Be welcome here, all good wights,
And share the blessings with me.
Raise horn and drink; pour a little into the blessing-bowl.
Honoring Eostre / Ostara
Recite, chant, or sing one or both of the following poems, or use any other inspirational reading, songs, or words of your own.
Ostara’s Dance
1. Ostara comes in rushing swiftness, dawntide gold,
Her glowing brightness, cool and clear, we now behold!
She glides between the shimmering stones
With gentlest step, our lithe maiden glowing:
With blessing treads the mountain’s bones.
2. Her flashing gaze, her soul’s clear main, make bright the air,
No Elf-queen mighty, full of grace, could be so fair!
She glides between the shimmering stones
With gentlest step, our lithe maiden glowing:
With blessing treads the mountain’s bones.
3. With floating grace upon the sward the Elf-maidens come,
To spin about the Springtime Queen, their souls’ sweet home.
She glides between the shimmering stones
With gentlest step, our lithe maiden glowing:
With blessing treads the mountain’s bones.
4. Ostara, Lady, come to us, your folk do call,
Your springtime gifts, your blessing give, to one and all!
You glide between the shimmering stones
With gentlest step, our lithe maiden glowing:
With blessing tread the mountain’s bones.
Lady of Light
1. When the hounds of spring are on winter’s traces,
The mother of months in meadow or plain
Fills the shadows and windy places
With lisp of leaves and ripple of rain.
2. Come with bows bent and with emptying of quivers,
Maiden most perfect, lady of light,
With a noise of winds and many rivers,
With a clamor of waters, and with might.
3. Bind on thy sandals, O thou most fleet,
Over the splendor and speed of thy feet;
For the faint east quickens, the wan west shivers,
Round the feet of the day and the feet of the night.
4. Where shall we find her, how shall we sing to her,
Fold our hands round her knees, and cling?
O that man’s heart were as fire and could spring to her,
Fire, or the strength of the streams that spring!
5. For the stars and the winds are unto her
As raiment, as songs of the harp-player,
For the risen stars and the fallen cling to her,
And the southwest-wind and the west-wind sing.

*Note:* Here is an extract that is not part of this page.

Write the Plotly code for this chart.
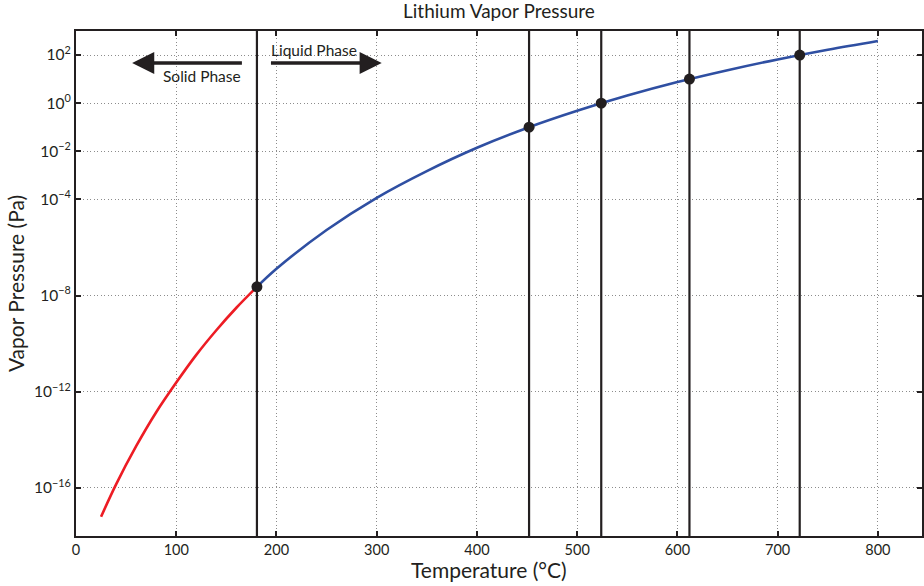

6. For winter’s rains and ruins are over,
And all the season of snows, and sins;
The days dividing lover from lover,
The light that loses, the night that wins;
7. And time remembered is grief forgotten,
And frosts are slain and flowers begotten,
And in green underwood and cover
Blossom by blossom the spring begins.
(“Lady of Light” is excerpted from the poem Atalanta in Calydon, by Algernon Charles Swinburne)
Sumble and Offerings
First, raise your ‘horn’ and speak to Eostre / Ostara as your heart bids you. Then drink, and pour a little into the blessing bowl.
Next, eat one of your real or candy eggs, if you wish, as the token of a feast shared with her, and / or eat a leaf of greens. Then you may offer the greens to her and her Hare together, in token of the fresh growth and leaping life she brings to the land. If you’re outside you can leave them in a suitable place; if you’re inside you can dedicate the leaves, then put them outside when you have a chance.
Finally, if you want to paint or decorate boiled eggs or blown-eggshells during this time you are sharing with Eostre / Ostara and hang them when you’re done, you may do so now. If you have some that are already decorated you can hang them where you wish now, inside or outside, while dedicating this offering to her.
Blessing
Use a flower, leafy twig, leafy greens, or your fingers to sprinkle liquid from the blessing-bowl around yourself, your altar, and your surroundings, saying “The blessings of the Holy Ones, now and always.”
Thanks-Giving and Closing
Holy Eostre / Ostara, I give thanks for your presence and blessings in my life, and for the gifts of Spring and new beginnings that you give to the world. I take joy in my kinship with you and all our Holy Ones, and with the Feorhcynn: with all that lives. May the frith among us strengthen and deepen day by day, as I walk my Heathen path in the beautiful light of your Dawn.
This rite is ended. I go forth now in frith, and bear gifts of wisdom and blessing with me, always!
Disposing of the Blessing Bowl:
If possible, pour the remaining liquid in the blessing-bowl out in a suitable place outside. If that’s not possible, you could pour it into the pot of a house-plant, or drink it all. If you must pour it down the drain, first say a prayer to the Earth-mother, asking her to accept this offering however it reaches her, and saying that you mean no disrespect to her by pouring it down the drain.